Разрушать традиционные отношения, когда все доверенные слуги были холопами (обязанными служить господину до его смерти), а хозяин относился к ним как к членам семьи, было очень опасно. Надвигающаяся на страну гражданская война начнётся уже скоро, в 1603 г., именно восстанием боевых холопов, традиционно сопровождавших хозяев на войне. Но использованный Годуновым механизм расправ был безупречен. Награждать доносчиков было мало. Важно было пытать и казнить честных людей, верных традиционным ценностям. Обе эти меры вместе, пряник и кнут, составляли действительно лучший способ начала массовой «охоты на ведьм». Как и Сталин в XX в., Годунов развязал вакханалию репрессий, основанных на доносах, с целью истребить своих конкретных врагов. И, как позже коммунистический вождь, царь не смог эту смуту в умах контролировать.

«А тех же доносчиков, – отметил Новый летописец, – царь Борис жаловал своим великим жалованием, иным давал поместья, а иным жаловал из казны. А более всех жаловал людей Фёдора Никитича Романова и его братьев за то, что они на господ зло умышляли. И от тех наветов в царстве была великая смута, друг на друга люди доносили, и попы, и чернецы, и пономари, и просвирницы. Да не только эти люди, но и жёны на мужей доносили, а дети – на отцов, и от такого ужаса мужья от жён своих таились. И в тех окаянных доносах много крови пролилось неповинной: многие от пыток померли, иных казнили, иных по темницам рассылали, дома разоряли; ни при каком государе таких бед никто не видел».[27]

Расправе над Романовыми и их близкими, ради которой затевались все эти мерзости, в «Новом летописце» посвящена вся следующая, 72-я глава. «Потом же вложил враг (злой умысел) в раба в Александрова человека Никитича во Второго Бартенева, – пишет летописец. – Тот же Второй был у Александра Никитича казначеем и замыслил, как в древности окаянный Яким Кучкович умыслил на государя своего на князя Андрея Боголюбского и пришёл к братии своей со словами: «Идем, убьём государя своего, князя Андрея», – так и свершилось; так же и сей окаянный Второй пришёл тайно к Семёну Годунову и возвестил ему: «Что царь повелит сделать над государями моими, то и сотворю». Семён же был рад и возвестил царю Борису. Царь же Борис повелел сказать ему (Второму) о своем великом жаловании. Семён же, замыслив со Вторым, положил всякое коренье в мешки и повелел ему положить в казну Александра Никитича. Тот же Второй сотворил это, и пришёл доносить на государя своего, и про то коренье возвестил».

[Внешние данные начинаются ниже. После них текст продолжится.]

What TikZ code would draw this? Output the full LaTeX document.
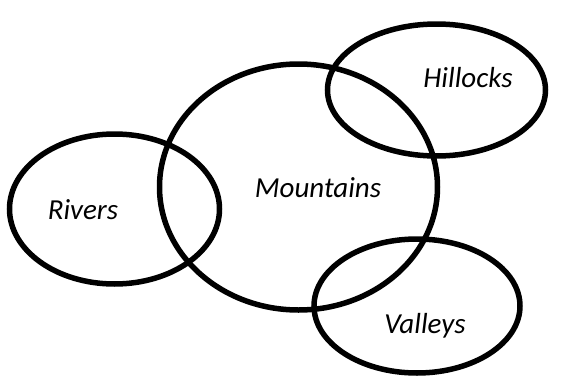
\documentclass[tikz,border=0pt]{standalone}
\usepackage{fontspec}
\setmainfont{Carlito}
\usetikzlibrary{shapes.geometric}
\tikzset{
  ring/.style={draw=black, line width=5.5pt, ellipse, inner sep=0pt, outer sep=0pt},
  lbl/.style={font=\fontsize{29}{34}\selectfont\itshape, inner sep=0pt}
}
\begin{document}
\begin{tikzpicture}[x=1pt, y=-1pt]
\useasboundingbox[fill=white] (0,0) rectangle (574,378);
\node[ring, minimum width=278pt, minimum height=246pt] (mountains) at (298.5,187) {};
\node[ring, minimum width=218pt, minimum height=132pt] (hillocks) at (436.5,90) {};
\node[ring, minimum width=210pt, minimum height=150pt] (rivers) at (114.5,209) {};
\node[ring, minimum width=206pt, minimum height=134pt] (valleys) at (417,306) {};
\node[lbl] (tm) at (318,188) {Mountains};
\node[lbl] (th) at (468,78) {Hillocks};
\node[lbl] (tr) at (83,210) {Rivers};
\node[lbl] (tv) at (425,326) {Valleys};
\end{tikzpicture}
\end{document}
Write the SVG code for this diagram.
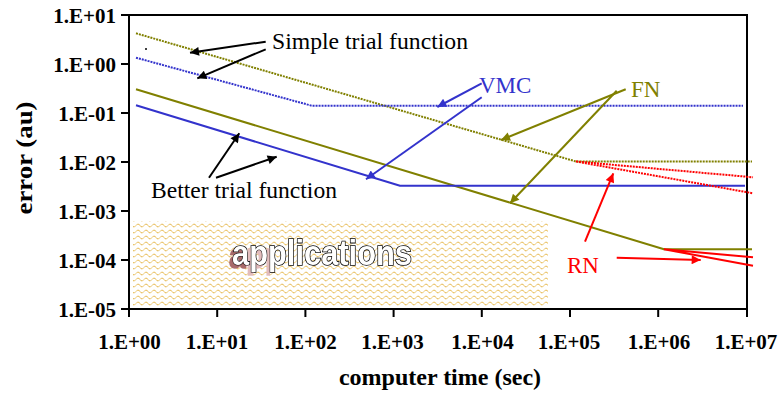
<svg xmlns="http://www.w3.org/2000/svg" width="782" height="395" viewBox="0 0 782 395">
  <style>
    .serif { font-family: "Liberation Serif", "Times New Roman", serif; }
    .tick { font-family: "Liberation Serif", "Times New Roman", serif; font-weight: bold; font-size: 21px; }
    .ylab { text-anchor: end; }
    .xlab { text-anchor: middle; }
    .frame { fill: none; stroke: #000; stroke-width: 2; }
    .data { fill: none; stroke-width: 2; stroke-linejoin: round; }
    .dotted { stroke-dasharray: 2 1; }
    .olive { stroke: #808000; }
    .blue { stroke: #3333cc; }
    .red { stroke: #ff0000; }
    .arrow { fill: none; stroke-width: 2; }
  </style>
  <defs>
    <marker id="ahBlack" viewBox="0 0 10 10" refX="10" refY="5" markerWidth="12" markerHeight="9" markerUnits="userSpaceOnUse" orient="auto">
      <path d="M0,0 L10,5 L0,10 z" fill="#000"/>
    </marker>
    <marker id="ahBlue" viewBox="0 0 10 10" refX="10" refY="5" markerWidth="12" markerHeight="9" markerUnits="userSpaceOnUse" orient="auto">
      <path d="M0,0 L10,5 L0,10 z" fill="#3333cc"/>
    </marker>
    <marker id="ahOlive" viewBox="0 0 10 10" refX="10" refY="5" markerWidth="12" markerHeight="9" markerUnits="userSpaceOnUse" orient="auto">
      <path d="M0,0 L10,5 L0,10 z" fill="#808000"/>
    </marker>
    <marker id="ahRed" viewBox="0 0 10 10" refX="10" refY="5" markerWidth="12" markerHeight="9" markerUnits="userSpaceOnUse" orient="auto">
      <path d="M0,0 L10,5 L0,10 z" fill="#ff0000"/>
    </marker>
    <pattern id="wave" width="8" height="6" patternUnits="userSpaceOnUse">
      <rect width="8" height="6" fill="#fff"/>
      <path d="M0,3.5 Q2,0.8 4,3.5 T8,3.5" fill="none" stroke="#e2aa28" stroke-width="1" stroke-dasharray="2 0.6"/>
    </pattern>
    <!-- soft brownish shadow, only behind the first letters -->
    <filter id="appShadow" filterUnits="userSpaceOnUse" primitiveUnits="userSpaceOnUse" x="200" y="225" width="240" height="55">
      <feFlood flood-color="#a86a6a" x="222" y="225" width="24" height="55" result="f1"/>
      <feFlood flood-color="#e2bcbc" x="246" y="225" width="24" height="55" result="f2"/>
      <feMerge result="tint">
        <feMergeNode in="f1"/>
        <feMergeNode in="f2"/>
      </feMerge>
      <feOffset in="SourceAlpha" dx="-3" dy="3" result="off"/>
      <feComposite in="tint" in2="off" operator="in" result="shadow"/>
      <feMerge>
        <feMergeNode in="shadow"/>
        <feMergeNode in="SourceGraphic"/>
      </feMerge>
    </filter>
  </defs>

  <rect width="782" height="395" fill="#fff"/>

  <!-- applications band -->
  <g id="applications">
    <rect x="133" y="221" width="415" height="86" fill="url(#wave)"/>
    <text x="232" y="265" font-family="'Liberation Sans', Arial, sans-serif" font-weight="bold" font-size="35" textLength="180" lengthAdjust="spacingAndGlyphs" fill="#fff" stroke="#000" stroke-width="1.6" paint-order="stroke" filter="url(#appShadow)">applications</text>
  </g>

  <!-- plot frame and ticks -->
  <g id="axes">
    <rect class="frame" x="129" y="15" width="618" height="294"/>
    <path class="frame" d="M121,15 H129 M121,64 H129 M121,113 H129 M121,162 H129 M121,211 H129 M121,260 H129 M121,309 H129
      M129,309 V317 M217.2,309 V317 M305.4,309 V317 M393.6,309 V317 M481.8,309 V317 M570,309 V317 M658.2,309 V317 M747,309 V317"/>
    <g class="tick ylab">
      <text x="116" y="23">1.E+01</text>
      <text x="116" y="72">1.E+00</text>
      <text x="116" y="121">1.E-01</text>
      <text x="116" y="170">1.E-02</text>
      <text x="116" y="219">1.E-03</text>
      <text x="116" y="268">1.E-04</text>
      <text x="116" y="317">1.E-05</text>
    </g>
    <g class="tick xlab">
      <text x="129.5" y="349">1.E+00</text>
      <text x="217" y="349">1.E+01</text>
      <text x="305.5" y="349">1.E+02</text>
      <text x="392.5" y="349">1.E+03</text>
      <text x="482.5" y="349">1.E+04</text>
      <text x="569" y="349">1.E+05</text>
      <text x="659" y="349">1.E+06</text>
      <text x="746" y="349">1.E+07</text>
    </g>
    <text x="440" y="385" text-anchor="middle" font-family="'Liberation Serif', 'Times New Roman', serif" font-weight="bold" font-size="24">computer time (sec)</text>
    <text transform="translate(32,158) rotate(-90)" text-anchor="middle" font-family="'Liberation Serif', 'Times New Roman', serif" font-weight="bold" font-size="23" textLength="113" lengthAdjust="spacingAndGlyphs">error (au)</text>
  </g>

  <!-- data curves -->
  <g id="curves">
    <polyline id="fn-simple" class="data olive dotted" points="136,33.3 576,161.5 752,161.5"/>
    <polyline id="vmc-simple" class="data blue dotted" points="136,57.7 311.7,105.7 743,105.7"/>
    <polyline id="fn-better" class="data olive" points="136,89.3 664,249.3 752,249.3"/>
    <polyline id="vmc-better" class="data blue" points="136,105.3 400,185.7 745,185.7"/>
    <path id="rn-simple" class="data red dotted" d="M576,161.5 L753,177.3 M576,161.5 L753,193.3"/>
    <path id="rn-better" class="data red" d="M664,249.3 L753,257.3 M664,249.3 L753,265.7"/>
    <circle cx="146" cy="49" r="1" fill="#000"/>
  </g>

  <!-- labels -->
  <g id="label-simple">
    <text x="272" y="49" font-family="'Liberation Serif', 'Times New Roman', serif" font-size="24" textLength="196" lengthAdjust="spacingAndGlyphs">Simple trial function</text>
  </g>
  <g id="label-better">
    <text x="151" y="198" font-family="'Liberation Serif', 'Times New Roman', serif" font-size="24" textLength="186" lengthAdjust="spacingAndGlyphs">Better trial function</text>
  </g>
  <g id="label-vmc">
    <text x="479" y="92.7" font-family="'Liberation Serif', 'Times New Roman', serif" font-size="23" fill="#3333cc">VMC</text>
  </g>
  <g id="label-fn">
    <text x="631" y="97" font-family="'Liberation Serif', 'Times New Roman', serif" font-size="23" fill="#808000">FN</text>
  </g>
  <g id="label-rn">
    <text x="567" y="273" font-family="'Liberation Serif', 'Times New Roman', serif" font-size="23" fill="#ff0000">RN</text>
  </g>

  <!-- pointer connectors -->
  <g id="connectors">
    <line class="arrow" stroke="#000" x1="265.7" y1="41.7" x2="190" y2="52.7" marker-end="url(#ahBlack)"/>
    <line class="arrow" stroke="#000" x1="265.7" y1="49.3" x2="197.3" y2="78.3" marker-end="url(#ahBlack)"/>
    <line class="arrow" stroke="#000" x1="209" y1="177.7" x2="239.3" y2="133.3" marker-end="url(#ahBlack)"/>
    <line class="arrow" stroke="#000" x1="216" y1="177.7" x2="276.7" y2="156.7" marker-end="url(#ahBlack)"/>
    <line class="arrow" stroke="#3333cc" x1="481.7" y1="83.3" x2="437.3" y2="107" marker-end="url(#ahBlue)"/>
    <line class="arrow" stroke="#3333cc" x1="481.7" y1="97.3" x2="366" y2="179.3" marker-end="url(#ahBlue)"/>
    <line class="arrow" stroke="#808000" x1="625.7" y1="89.3" x2="501" y2="140" marker-end="url(#ahOlive)"/>
    <line class="arrow" stroke="#808000" x1="616.7" y1="90.7" x2="510" y2="203.3" marker-end="url(#ahOlive)"/>
    <line class="arrow" stroke="#ff0000" x1="585" y1="241.7" x2="613.3" y2="173.3" marker-end="url(#ahRed)"/>
    <line class="arrow" stroke="#ff0000" x1="616.7" y1="257.7" x2="700.7" y2="260" marker-end="url(#ahRed)"/>
  </g>
</svg>
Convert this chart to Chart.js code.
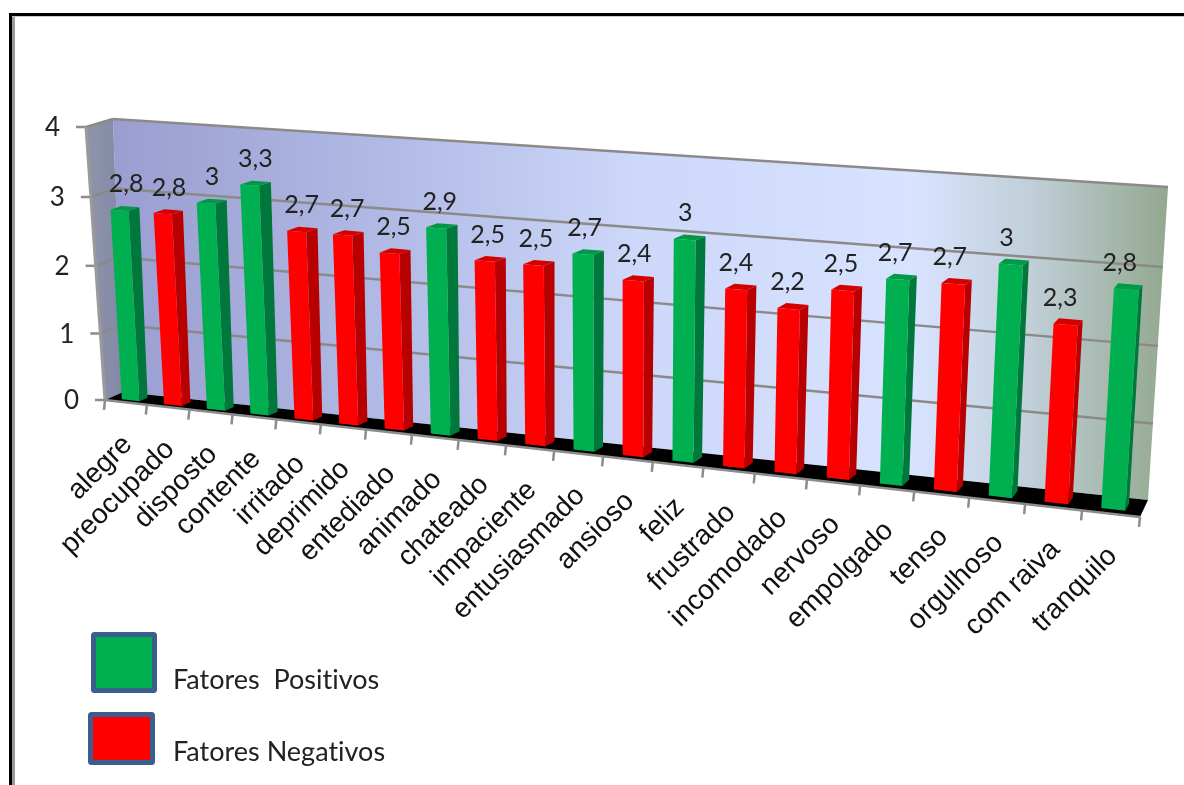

Не думаю, что Семён Никитич Годунов, как мелкий жулик, «наклал» всякого ядовитого коренья в мешки и повелел найденному им предателю, Второму Бартеневу, их «положить в казну Александра Никитича» Романова. Скорее они сговорились что-то из бесчисленных запасов боярской кладовой преподнести как «зелье» – что было нетрудно в период безумного увлечения русской знати экзотическими специями и особыми заморскими ингредиентами для поварни. Строго говоря, в любом «розыскном деле» главным был инициативный документ – донос, он же «извет». Получив его, можно было формально начать дело, послать окольничего Михаила Салтыкова к боярину Александру Никитичу Романову с обыском, а там уже вольно интерпретировать любую находку.

Русская юриспруденция в применении к политике всегда, во все времена нагло нарушала уголовное законодательство, традиционные нормы следствия и судопроизводства. К какому-нибудь обыскному делу о мордобое на меже могли привлекаться сотни свидетелей. Дело о таинственной смерти царевича Дмитрия в Угличе включило только десятки показаний, хотя каре подвергся чуть не весь город. В деле Романовых следствие ещё менее утруждало себя крючкотворством.